Abdülaziz Hanı şehid ettiren paşalar, başarılarının zevki içinde Midhat Paşanın Beyazıt'taki konağında 15 Haziran gecesi toplanmışlardı. Bu sırada Çerkes Hasan Bey konaktan içeri daldı. Üniformalı olduğu ve sarayla ilgisi bulunduğu için haber getirdi zannetmişlerdi. Bu sebeple kolayca konağın üst katına çıktı ve elinde tabancalarından biri olduğu halde kabinenin toplandığı salona daldı: “Davranmayın!” diye bağıran Hasan Bey aynı zamanda tabancasını ateşleyerek Hüseyin Avni Paşayı göğüs ve karnından vurdu. Paşalar korku içinde bitişik odaya sığınırlarken diktatör Hüseyin Avni can havliyle kendini sofaya attı. Lakin Hasan Bey onun işini bitirmeye azmetmişti. Üzerine yürürken beline sarılan ve kendisini durdurmaya çalışan Bahriye Nazırı Kayserili Ahmed Paşanın ellerini ve kulaklarını doğradı. Aynı zamanda diktatör Avni Paşanın üzerine çökerek kamasını birkaç defa karnına sapladı. Avni Paşayı öldürdükten sonra salona dönen Hasan Bey Hariciye Nazırı Raşid Paşayı da öldürdü. Bu sırada yetişen askerler tarafından yaralı olarak tevkif edildi. Merdivenlerden inerken Bahriye Kolağası Şükrü Beyin hakareti üzerine birkaç manga asker arasında çizmesine sakladığı küçük tabancasını çıkarıp onu da öldürdü. Hadiseyi işiten İngiliz Büyükelçisi Sir Henri Eliotte; “Midhat Paşaya bir şey oldu mu?” diye sormuştur. Çünkü, Abdülaziz Hanın tahttan indirileceğini bilen dört kişiden biri de bu büyükelçiydi. Midhat Paşa ve Hüseyin Avni’nin samimi arkadaşıydı.

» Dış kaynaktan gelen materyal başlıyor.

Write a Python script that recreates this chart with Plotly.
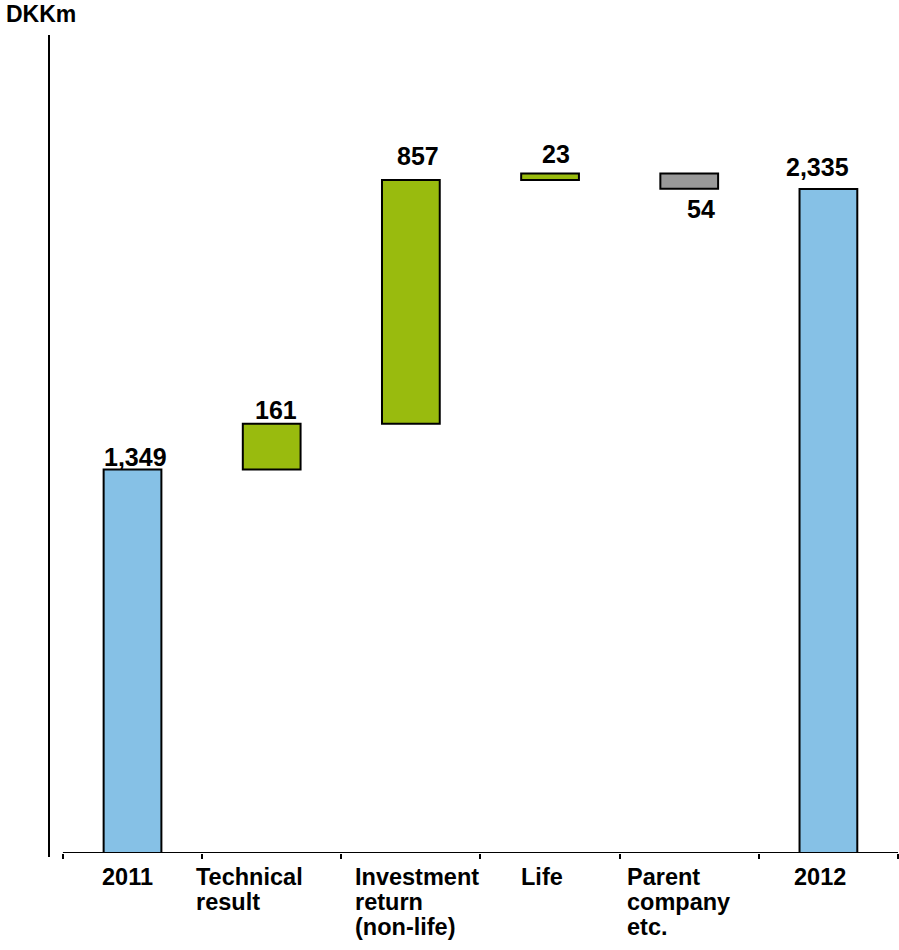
import plotly.graph_objects as go

# Profit bridge 2011 -> 2012, DKKm
categories = ["2011", "Technical result", "Investment return (non-life)", "Life",
              "Parent company etc.", "2012"]
axis_labels = [["2011"], ["Technical", "result"], ["Investment", "return", "(non-life)"],
               ["Life"], ["Parent", "company", "etc."], ["2012"]]
values = [1349, 161, 857, 23, -54, 2335]
measures = ["absolute", "relative", "relative", "relative", "relative", "absolute"]
value_text = ["1,349", "161", "857", "23", "54", "2,335"]

BLUE = "#86C1E6"
GREEN = "#99BB0E"
GREY = "#999999"
FONT = "Liberation Sans, Arial, sans-serif"

# label placement tweaks (pixels): horizontal shift, vertical gap from bar edge
val_dx = [3, 4, 7, 6, 12, -11]
val_gap = [2, 4, 14, 9, 8, 12]
cat_dx = [-33, -78, -58, -31, -64, -36]

# build floating bars: each bar spans [base, base + length]
bases, lengths, colors = [], [], []
level = 0
for v, m in zip(values, measures):
    if m == "absolute":
        bases.append(0)
        lengths.append(v)
        colors.append(BLUE)
        level = v
    else:
        start = level
        level = level + v
        bases.append(min(start, level))
        lengths.append(abs(v))
        colors.append(GREEN if v >= 0 else GREY)

idx = list(range(len(categories)))

fig = go.Figure(go.Bar(
    x=idx,
    y=lengths,
    base=bases,
    width=0.415,
    marker=dict(color=colors, line=dict(color="black", width=2)),
    customdata=categories,
    hovertemplate="%{customdata}: %{y}<extra></extra>",
))

annotations = []
for i in idx:
    top, bottom = bases[i] + lengths[i], bases[i]
    if values[i] >= 0:
        annotations.append(dict(x=i, y=top, xref="x", yref="y", text=value_text[i],
                                showarrow=False, yanchor="bottom", xshift=val_dx[i],
                                yshift=val_gap[i] - 6,
                                font=dict(family=FONT, size=25, color="black", weight="bold")))
    else:
        annotations.append(dict(x=i, y=bottom, xref="x", yref="y", text=value_text[i],
                                showarrow=False, yanchor="top", xshift=val_dx[i],
                                yshift=-val_gap[i] + 4,
                                font=dict(family=FONT, size=25, color="black", weight="bold")))

# category labels, left aligned lines
for i, lines in zip(idx, axis_labels):
    for j, line in enumerate(lines):
        annotations.append(dict(x=i, y=0, xref="x", yref="paper", text=line,
                                showarrow=False, xanchor="left", yanchor="top",
                                xshift=cat_dx[i], yshift=-9 - 25 * j,
                                font=dict(family=FONT, size=23.5, color="black", weight="bold")))

annotations.append(dict(x=0, y=1, xref="paper", yref="paper", text="DKKm",
                        showarrow=False, xanchor="left", yanchor="bottom",
                        xshift=-45, yshift=6,
                        font=dict(family=FONT, size=23, color="black", weight="bold")))

n = len(categories)
shapes = [
    # baseline
    dict(type="line", xref="x", yref="y", x0=-0.5, x1=n - 0.5, y0=0, y1=0,
         line=dict(color="black", width=2)),
    # value axis line
    dict(type="line", xref="paper", yref="paper", x0=0, x1=0, y0=-0.005, y1=1,
         line=dict(color="black", width=2)),
]

fig.update_layout(
    width=899, height=950,
    margin=dict(l=49, r=1, t=35, b=97),
    paper_bgcolor="white", plot_bgcolor="white",
    showlegend=False,
    annotations=annotations,
    shapes=shapes,
    xaxis=dict(range=[-0.6, n - 0.5], tickvals=[k - 0.5 for k in range(n + 1)],
               ticks="outside", ticklen=5, tickwidth=2, tickcolor="black",
               showticklabels=False, showline=False, showgrid=False,
               zeroline=False, fixedrange=True),
    yaxis=dict(range=[0, 2877], showticklabels=False, showgrid=False,
               zeroline=False, showline=False, ticks="", fixedrange=True),
)

fig.write_html("out.html")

Yaralarını tedavi ettirmeyen Hasan Bey, kısa süren duruşmasından sonra idama mahkum oldu ve ertesi gün Beyazıt meydanında idam edildi. Diktatör Hüseyin Avni Paşanın ölümü halk arasında sevinçle karşılandı. Çerkes Hasan’a ise o nispette acı duyuldu ve gönüllerde milli kahraman olarak yerleşti.
Edirnekapı’ya defnedilen Çerkes Hasan Beyin demir parmaklıklı mezarının büyük taşında “Ümera ve guzat-ı çerakiseden İsmail Beyin oğlu olup, Harb Okulunu bitirip, kıdemli yüzbaşı rütbesindeyken genç yaşında velinimeti uğrunda feda-yı can eden Çerkes Hasan Beyin kabridir” yazılıdır.